SET TASK:
Copy the listing verbatim, excluding any images found in it.

DATA EXCERPTS:

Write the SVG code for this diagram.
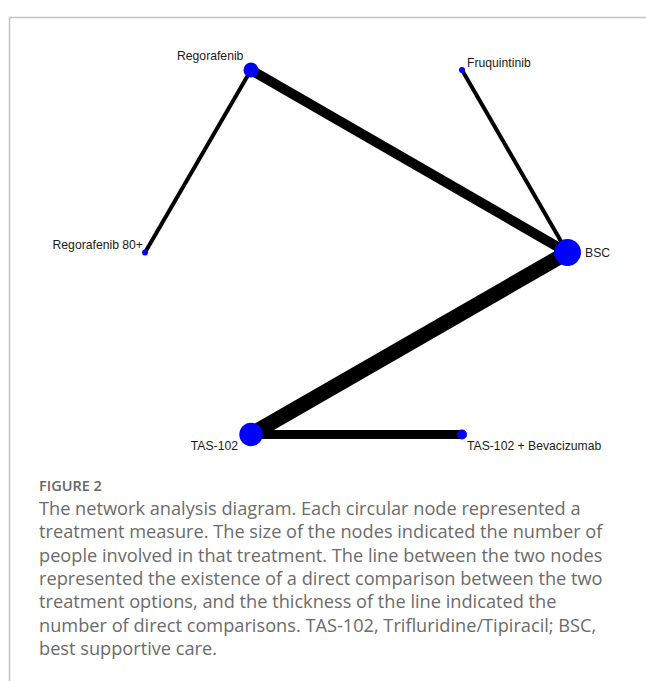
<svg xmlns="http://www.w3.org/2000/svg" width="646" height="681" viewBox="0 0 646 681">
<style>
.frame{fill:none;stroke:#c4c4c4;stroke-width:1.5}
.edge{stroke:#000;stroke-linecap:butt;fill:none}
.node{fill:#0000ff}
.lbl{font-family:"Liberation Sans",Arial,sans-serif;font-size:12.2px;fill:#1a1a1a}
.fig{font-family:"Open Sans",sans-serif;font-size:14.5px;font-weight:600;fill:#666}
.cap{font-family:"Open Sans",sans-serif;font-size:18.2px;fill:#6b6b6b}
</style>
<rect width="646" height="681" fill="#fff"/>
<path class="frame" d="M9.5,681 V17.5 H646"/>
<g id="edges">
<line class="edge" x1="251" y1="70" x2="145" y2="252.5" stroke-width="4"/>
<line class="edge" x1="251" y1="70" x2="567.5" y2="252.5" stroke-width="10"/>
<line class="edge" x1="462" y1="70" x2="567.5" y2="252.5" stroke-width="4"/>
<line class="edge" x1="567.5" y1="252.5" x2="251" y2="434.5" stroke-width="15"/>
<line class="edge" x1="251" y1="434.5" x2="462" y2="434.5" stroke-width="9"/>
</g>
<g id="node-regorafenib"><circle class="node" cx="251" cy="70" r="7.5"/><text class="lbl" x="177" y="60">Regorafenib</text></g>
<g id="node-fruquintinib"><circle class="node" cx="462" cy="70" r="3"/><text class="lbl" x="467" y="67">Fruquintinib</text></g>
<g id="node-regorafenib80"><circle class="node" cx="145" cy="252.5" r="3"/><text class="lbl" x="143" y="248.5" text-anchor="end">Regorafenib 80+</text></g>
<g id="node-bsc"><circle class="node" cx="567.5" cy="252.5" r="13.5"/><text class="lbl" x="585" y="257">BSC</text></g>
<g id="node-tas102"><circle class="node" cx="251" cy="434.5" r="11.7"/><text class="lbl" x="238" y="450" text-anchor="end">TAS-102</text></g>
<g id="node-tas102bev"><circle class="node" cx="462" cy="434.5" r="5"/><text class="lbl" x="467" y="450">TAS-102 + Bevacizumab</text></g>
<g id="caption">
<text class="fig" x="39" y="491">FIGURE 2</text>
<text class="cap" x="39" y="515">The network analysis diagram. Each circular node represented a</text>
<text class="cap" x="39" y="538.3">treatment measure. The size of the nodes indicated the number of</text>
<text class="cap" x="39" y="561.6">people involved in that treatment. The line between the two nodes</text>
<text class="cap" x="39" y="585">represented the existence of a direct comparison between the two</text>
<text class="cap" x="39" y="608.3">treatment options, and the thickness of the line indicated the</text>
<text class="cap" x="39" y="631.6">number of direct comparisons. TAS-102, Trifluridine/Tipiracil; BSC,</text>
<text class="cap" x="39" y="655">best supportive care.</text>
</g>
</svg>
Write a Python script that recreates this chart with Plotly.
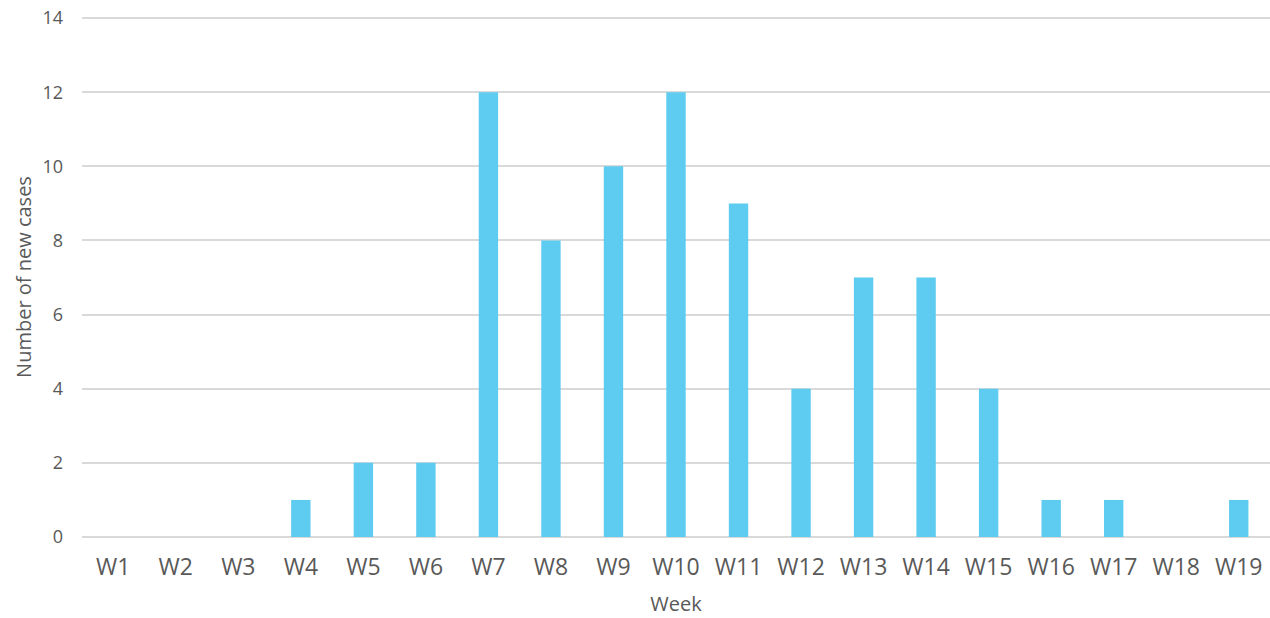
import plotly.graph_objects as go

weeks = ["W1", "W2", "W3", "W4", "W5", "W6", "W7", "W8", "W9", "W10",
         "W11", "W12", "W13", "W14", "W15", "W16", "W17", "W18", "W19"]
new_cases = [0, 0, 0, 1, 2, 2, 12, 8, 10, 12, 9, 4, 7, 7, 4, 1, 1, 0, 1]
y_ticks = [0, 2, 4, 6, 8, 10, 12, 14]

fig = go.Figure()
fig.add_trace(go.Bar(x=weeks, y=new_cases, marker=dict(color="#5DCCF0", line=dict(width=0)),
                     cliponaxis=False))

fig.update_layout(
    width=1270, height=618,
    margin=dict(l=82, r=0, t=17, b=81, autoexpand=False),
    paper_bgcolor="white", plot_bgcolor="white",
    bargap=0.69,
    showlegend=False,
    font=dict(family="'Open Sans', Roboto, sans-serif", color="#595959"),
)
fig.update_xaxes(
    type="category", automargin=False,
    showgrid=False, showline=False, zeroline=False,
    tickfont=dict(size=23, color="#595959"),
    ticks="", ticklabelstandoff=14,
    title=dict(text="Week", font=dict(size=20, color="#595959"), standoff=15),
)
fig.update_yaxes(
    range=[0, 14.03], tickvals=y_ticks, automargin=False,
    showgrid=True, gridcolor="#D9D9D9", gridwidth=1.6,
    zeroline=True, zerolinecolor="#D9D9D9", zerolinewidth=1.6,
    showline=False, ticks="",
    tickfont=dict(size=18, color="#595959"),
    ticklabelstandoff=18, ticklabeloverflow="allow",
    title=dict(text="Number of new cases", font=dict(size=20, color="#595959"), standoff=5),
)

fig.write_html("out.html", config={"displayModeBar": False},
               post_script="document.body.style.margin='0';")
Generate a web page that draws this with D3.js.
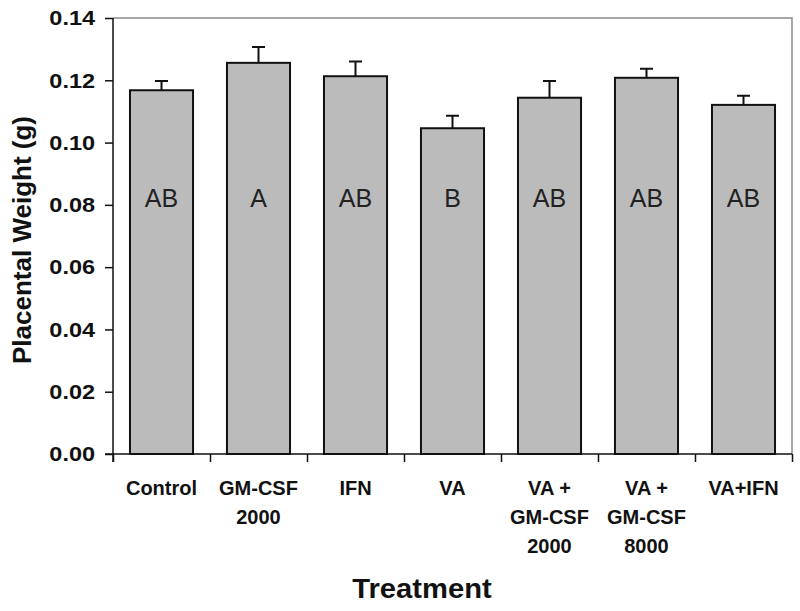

ANSWER TO THIS EXERCISE:
Write the SVG code for this diagram.
<svg xmlns="http://www.w3.org/2000/svg" width="646" height="681" viewBox="0 0 646 681">
<style>
.frame{fill:none;stroke:#c4c4c4;stroke-width:1.5}
.edge{stroke:#000;stroke-linecap:butt;fill:none}
.node{fill:#0000ff}
.lbl{font-family:"Liberation Sans",Arial,sans-serif;font-size:12.2px;fill:#1a1a1a}
.fig{font-family:"Open Sans",sans-serif;font-size:14.5px;font-weight:600;fill:#666}
.cap{font-family:"Open Sans",sans-serif;font-size:18.2px;fill:#6b6b6b}
</style>
<rect width="646" height="681" fill="#fff"/>
<path class="frame" d="M9.5,681 V17.5 H646"/>
<g id="edges">
<line class="edge" x1="251" y1="70" x2="145" y2="252.5" stroke-width="4"/>
<line class="edge" x1="251" y1="70" x2="567.5" y2="252.5" stroke-width="10"/>
<line class="edge" x1="462" y1="70" x2="567.5" y2="252.5" stroke-width="4"/>
<line class="edge" x1="567.5" y1="252.5" x2="251" y2="434.5" stroke-width="15"/>
<line class="edge" x1="251" y1="434.5" x2="462" y2="434.5" stroke-width="9"/>
</g>
<g id="node-regorafenib"><circle class="node" cx="251" cy="70" r="7.5"/><text class="lbl" x="177" y="60">Regorafenib</text></g>
<g id="node-fruquintinib"><circle class="node" cx="462" cy="70" r="3"/><text class="lbl" x="467" y="67">Fruquintinib</text></g>
<g id="node-regorafenib80"><circle class="node" cx="145" cy="252.5" r="3"/><text class="lbl" x="143" y="248.5" text-anchor="end">Regorafenib 80+</text></g>
<g id="node-bsc"><circle class="node" cx="567.5" cy="252.5" r="13.5"/><text class="lbl" x="585" y="257">BSC</text></g>
<g id="node-tas102"><circle class="node" cx="251" cy="434.5" r="11.7"/><text class="lbl" x="238" y="450" text-anchor="end">TAS-102</text></g>
<g id="node-tas102bev"><circle class="node" cx="462" cy="434.5" r="5"/><text class="lbl" x="467" y="450">TAS-102 + Bevacizumab</text></g>
<g id="caption">
<text class="fig" x="39" y="491">FIGURE 2</text>
<text class="cap" x="39" y="515">The network analysis diagram. Each circular node represented a</text>
<text class="cap" x="39" y="538.3">treatment measure. The size of the nodes indicated the number of</text>
<text class="cap" x="39" y="561.6">people involved in that treatment. The line between the two nodes</text>
<text class="cap" x="39" y="585">represented the existence of a direct comparison between the two</text>
<text class="cap" x="39" y="608.3">treatment options, and the thickness of the line indicated the</text>
<text class="cap" x="39" y="631.6">number of direct comparisons. TAS-102, Trifluridine/Tipiracil; BSC,</text>
<text class="cap" x="39" y="655">best supportive care.</text>
</g>
</svg>
Write a Python script that recreates this chart with Plotly.
import plotly.graph_objects as go

weeks = ["W1", "W2", "W3", "W4", "W5", "W6", "W7", "W8", "W9", "W10",
         "W11", "W12", "W13", "W14", "W15", "W16", "W17", "W18", "W19"]
new_cases = [0, 0, 0, 1, 2, 2, 12, 8, 10, 12, 9, 4, 7, 7, 4, 1, 1, 0, 1]
y_ticks = [0, 2, 4, 6, 8, 10, 12, 14]

fig = go.Figure()
fig.add_trace(go.Bar(x=weeks, y=new_cases, marker=dict(color="#5DCCF0", line=dict(width=0)),
                     cliponaxis=False))

fig.update_layout(
    width=1270, height=618,
    margin=dict(l=82, r=0, t=17, b=81, autoexpand=False),
    paper_bgcolor="white", plot_bgcolor="white",
    bargap=0.69,
    showlegend=False,
    font=dict(family="'Open Sans', Roboto, sans-serif", color="#595959"),
)
fig.update_xaxes(
    type="category", automargin=False,
    showgrid=False, showline=False, zeroline=False,
    tickfont=dict(size=23, color="#595959"),
    ticks="", ticklabelstandoff=14,
    title=dict(text="Week", font=dict(size=20, color="#595959"), standoff=15),
)
fig.update_yaxes(
    range=[0, 14.03], tickvals=y_ticks, automargin=False,
    showgrid=True, gridcolor="#D9D9D9", gridwidth=1.6,
    zeroline=True, zerolinecolor="#D9D9D9", zerolinewidth=1.6,
    showline=False, ticks="",
    tickfont=dict(size=18, color="#595959"),
    ticklabelstandoff=18, ticklabeloverflow="allow",
    title=dict(text="Number of new cases", font=dict(size=20, color="#595959"), standoff=5),
)

fig.write_html("out.html", config={"displayModeBar": False},
               post_script="document.body.style.margin='0';")
Generate a web page that draws this with D3.js.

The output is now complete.